Don’t think me a prude, but methinks I’ve figured out why so many fanboys approach this particular WARLORD OF MARS title with such reverence, such fondness, and such acclaim: at times, it’s arguably as close to an action-packed issue of PLAYBOY. (They read them for the articles, after all.) Our heroine – the unimaginably delightful Dejah Thoris – always appears in the same Martian princess garb, which is to say it’s reminiscent of Princess Leia’s metal bikini from 1983’s RETURN OF THE JEDI but without all of that uncomfortable fabric. Or bra. Or panties. Basically what you have is an alien centerfold running around in little more than a thong and curley-Q clip-on earrings to cover her areolas.
I’m no expert on such matters, but now that the action has switched from the Martian plains to the arctic wastelands, isn’t she gonna catch cold?
(NOTE: The following review will contain minor spoilers necessary solely the discussion of plot and/or characters. If you’re the kind of reader who prefers a review entirely spoiler-free, then I’d encourage you to skip down to the last three paragraphs for my final assessment. If, however, you’re accepting of a few modest hints at ‘things to come,’ then read on …)

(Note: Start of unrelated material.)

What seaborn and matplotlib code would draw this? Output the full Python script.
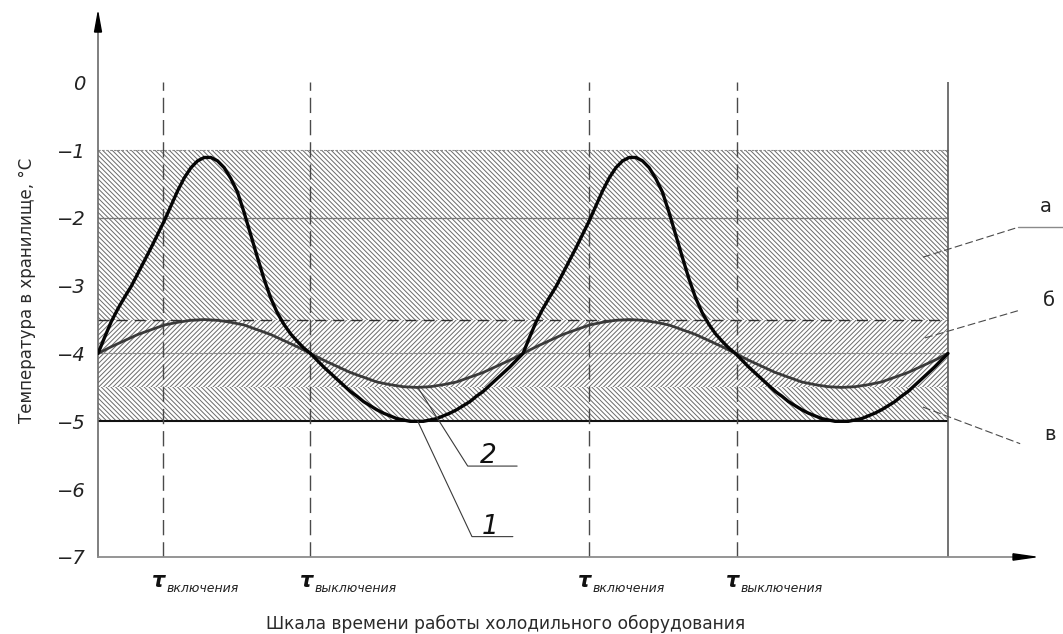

When we last saw our Princess of Barsoom, she had been captured by some sky pirates and hauled away from her fellow tribesmen. As this issue opens, we see that she’s been strung up to a thick pole, and she’s being harshly interrogated about what she and her people are looking for in the Arctic wastelands. The pirate lead – a lovely ‘black’ known as Phondari – finds her ship in hot pursuit from yet another largely pirate ship, and, despite their best efforts after even joining forces with Thoris, they’re all captured by an even surlier brute – a hulking menace known as Xen Brega. It would seem that Phondari and Xen have previous history – the women fled his service, and he’s been pursuing her ever since – and things take a grim turn when he announces that he’ll have her and Thoris sent to the galley … to be prepared as his next meal!
Much like so much of what’s come before, WARLORD OF MARS: DEJAH THORIS #7 essentially excels are maintaining its high camp sensibilities. While the circumstances are dire for the characters, I don’t honestly believe scribe Arvid Nelson wants his readers to take any much less all of this with great seriousness. It has a deliriously demented feel to it some of the times, and it’s all plotted out with a kind of space-swashbuckling charm … pirates, included.
Those who tune in for their monthly regimen of near-porn (seriously, Dejah Thoris wears next to nothing in this incarnation) have a little something extra to get excited about in this chapter: Phondari – the sky pirate who takes our beloved Dejah hostage – is equally … erm … shall we say ‘endowed’? She appears essentially in the same style as the princess; perhaps they’ve both shopped from the same catalog?
WARLORD OF MARS: DEJAH THORIS #7 is published by Dynamite Entertainment. The story is written by Arvid Nelson; the tale is illustrated by Carlos Rafael; the work is colored by Carlos Lopez; while the book is lettered by Marshall Dillon; and all of this is naturally based on the works of the master, Edgar Rice Burroughs. It’s available for a cover price of $3.99, a bargain if you can get it.
RECOMMENDED. While I didn’t find it as fun-loving as the last issue, so very much of DEJAH THORIS #7 continues serving up the same spirit and kitsch the title has become known for. It helps to think of it as being thematically similar to 1980’s camp classic FLASH GORDON but with way more midriffs. As I’ve counseled all along, there’s really nothing wrong with that per se; it’s just that as much as I love gawking at luscious ladies I still don’t feel there’s anything wrong with giving Dejah a shawl every now and then. Otherwise, some panels feel downright dirty, bordering on pornographic. If that makes me an old fuddy-duddy, then so be it.
In the interests of fairness, I’m pleased to disclose that I’ve repeatedly contacted the fine folks at Dynamite Comics in hopes to arrange for reader copies of WARLORD OF MARS: DEJAH THORIS; however, the company apparently does not recognize nor cooperate with requests from new media outlets.